D: Did the river ever give you a good scare?

G: Well one time this Lola Daywitt, her folks had a cottage there too, and we took a boat and we rowed down, you didn’t have to row too hard, course going down with the current we went way way down the line and while we were there a storm came up and it wasn’t very good coming back up. We worked terribly hard and we got about half way back to the cottages and we pulled into the shore we didn’t know exactly know where we were but we pulled in to the shore tied the boat up and we hit for the road and we walked the rest of the way home. That’s the only scare I think I ever had down there. I really was scared that day.

D: What kind of a boat were you in?

G: Just a flat bottomed wooden boat with oars. Coming back up would be more difficult because you’re going against the current and then the storm came up and the wind and all we just couldn’t get any place at all and we were so scared of being tipped right over so we finally hit for the shore. So we didn’t try doing that ever again. We weren’t very old then. I mean possibly 14, 15, years old or 16. We weren’t old enough to be running around doing things like that but we did it. And of course we got scolded plenty for it.

D: What kind of fish did you catch?

G: Catfish, sunfish, back in from the sandy beach back in a little ways there was a couple little holes back in there and you could get sunfish. But mostly catfish out in the river and a pike once in a while if you were lucky. Up under the bridge they were more apt to get some pike but carp was the main thing and most people didn’t want to use carp but my aunt had a very good way of fixing it and it was just as delicious as any kind of fish. We ate plenty of carp. She would bake it with bread dressing, put it in the oven and bake and my it was delicious. There’s no reason you can’t eat carp, but some how or other people look down on carp. Most wont even think of eating it at all.

D: Did you ever cook out fish on the sandbars?

G: A couple of us kids used to go fishing and we always would take a frying pan along with us and then we’d build a fire and cook and clean our fish and cook it right out in the open right where we caught it. Was a lot better than it was at home. It was so good that way.

Just about every other time we’d go out fishing we’d take a pan along and some butter and maybe some bread. That’s all we’d have is fish and bread.

I went with Gunny Guernsey, his folks had a cottage there and he was about my age and this Ruth Bach she was a friend of mine and she’d come down and go with us. Kenny Keoppl his grandparents lived on the hill right above our cottages and so he stayed with his grandparents in the summer time so he always joined us.

Toll House Tending 

G: I always looked forward to taking toll at the toll house.
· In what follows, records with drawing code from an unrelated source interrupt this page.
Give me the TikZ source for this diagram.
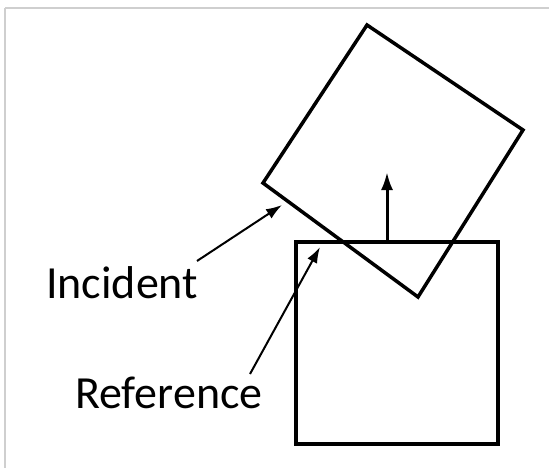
\documentclass[tikz,border=0pt]{standalone}
\usepackage{fontspec}
\setmainfont{Carlito}
\usetikzlibrary{arrows.meta}
\definecolor{framegray}{HTML}{CFCFCF}
\tikzset{
  frameline/.style={draw=framegray, line width=2pt},
  boxline/.style={draw=black, line width=3.5pt, line join=miter},
  pointer/.style={draw=black, line width=2pt, -{Latex[length=16pt,width=11pt]}},
  normalarrow/.style={draw=black, line width=3pt, -{Latex[length=18pt,width=12pt]}},
  label/.style={inner sep=0pt, anchor=base west, font=\fontsize{46}{52}\selectfont}
}
\begin{document}
\begin{tikzpicture}[x=1pt, y=-1pt]
  \useasboundingbox (0,0) rectangle (549,468);
  \fill[white] (0,0) rectangle (549,468);

  % light frame along the top and left edges
  \draw[frameline] (5,8.5) -- (549,8.5);
  \draw[frameline] (5,8.5) -- (5,468);

  % incident (rotated) square
  \coordinate (i1) at (367,25);
  \coordinate (i2) at (523,130);
  \coordinate (i3) at (418,297);
  \coordinate (i4) at (263,183);
  \draw[boxline] (i1) -- (i2) -- (i3) -- (i4) -- cycle;

  % reference square
  \coordinate (r1) at (296,242);
  \coordinate (r2) at (498,444);
  \draw[boxline] (r1) rectangle (r2);

  % normal arrow on the top face of the reference square
  \coordinate (nbase) at (387,242);
  \coordinate (ntip) at (387,172);
  \draw[normalarrow] (nbase) -- (ntip);

  % labels
  \node[label] (inc) at (46,298) {Incident};
  \node[label] (ref) at (75,408) {Reference};

  % pointers from labels to the squares
  \coordinate (inctail) at (197,261);
  \coordinate (inchead) at (282,205);
  \draw[pointer] (inctail) -- (inchead);

  \coordinate (reftail) at (250,374);
  \coordinate (refhead) at (320,247);
  \draw[pointer] (reftail) -- (refhead);
\end{tikzpicture}
\end{document}
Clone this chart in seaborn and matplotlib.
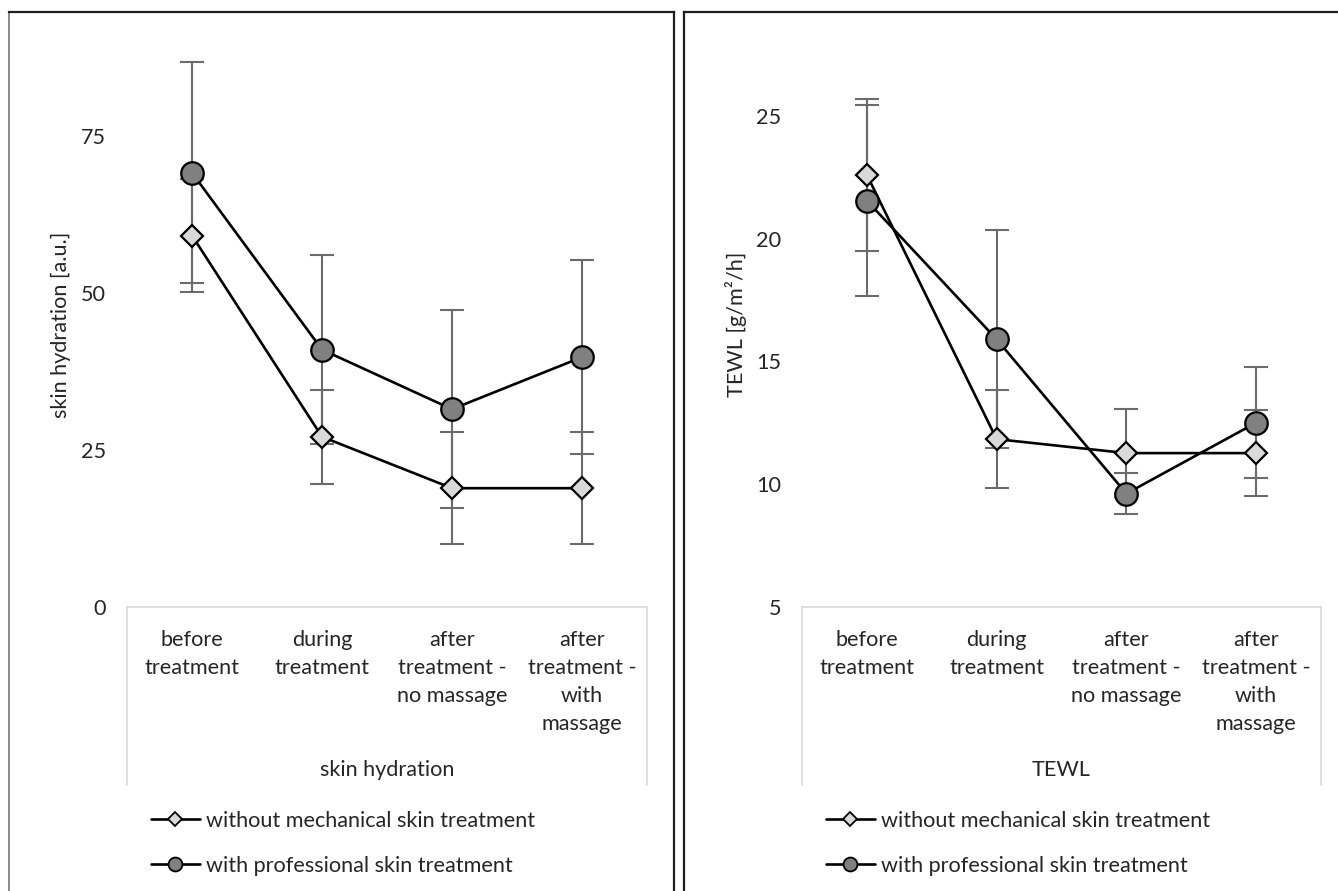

The Millers were the names of the toll keepers and I would go over and take toll for them while they ate dinner during the summertime.

D: How long did you do that?

The Boscobel toll house was located on the south side of the river.

G: Possibly on and off for a couple years around 1919 (She was 12 years old in 1919). And I’d always go over barefooted of course. We were always barefoot. I think I had half the bridge in my feet and it was just alive with bats in there and of course I’m terrified of bats. It wasn’t so bad during the daytime it was just if I happened to go over in the evening to visit them and I always have to put something over my head cause the bats were just thick in there. It was a covered bridge and the bats just loved it in there.

It was just lots of fun to be over there. I’d sit there and watch the different cars going by going into town and some going home and sometimes a team would come along.

D: How long did it take you to get across the bridge and back?

G: About 5 minutes to walk across

D: Did you ever get a chance to talk to people on the bridge.

G: No one on foot, they’d go in their cars. There was no visiting. To get the toll, you just walked out into the road and stopped them. They always stopped. We never had anyone that caused any trouble while I was ever there anyway. That was a lot of fun. I’d come down from Madison and that was quite a treat to go down there and take toll at that bridge because we never had anything in Madison like that. I got quite a kick out taking toll.

Toll was 25 cents for a car and its passengers and I think a horse team and a wagon was 15 cents if I remember rightly and nobody ever balked at paying. They were all very good about paying they were used to it. And the house itself was just the bare necessities. It wasn’t very fancy. The house was built up quite high from the river. I suppose allowing for the fact that if it ever did flood. They had a walk from the back door around to the outhouse so they were up quite a ways from the sand beach. Then they had a little office to the front where whoever was on duty usually sat. I never did because I’d rather be out there in the road to be sure I caught them as they came along. The fellow that did all the time he usually sat in the office because he didn’t want to stand outside all the time. It wasn’t a big beautiful building or anything it was just bare necessities.They just had wood fires and I imagine it was pretty cold. I think when they freed the bridge of toll (in 1936) then the Millers moved to town and they lived in town until they died.

Sanger recalled that long before she took toll, her future husband’s family (Ottmar Sanger) lived in the toll house circa 1887. The family had a house fire and they needed a place to live so they became caretakers at the toll house for awhile.  She recalls that her husband’s dad got some small wage but that it was mostly a place to live while they were getting their house rebuilt so they didn’t care if there was not much money coming in. The family loved the sand beach and they had family get togethers down there. 

Amelia (left) and Wilma Sanger (Otmar Sanger’s sisters) on the Toll Bridge in Boscobel, circa 1887.

In 2000, State Highway 60 was reconfigured and a new concrete bridge was built to replace the steel truss bridge that was built in 1936. The 1936 bridge was a free bridge and replaced the toll bridge that was built in 1874.  All of the cottages were removed when the new bridge was built in 2000. Gladys Pinfold Sanger died June 30, 1991 at the age of 91. 

 

2 thoughts on “Taking Toll and Summering on the River In Boscobel”

  1. I remember Wilma Sanger, she was a friend of my mother’s. We lived in Boscobel from about 1958 thru 1969. I was very young but I do remember her.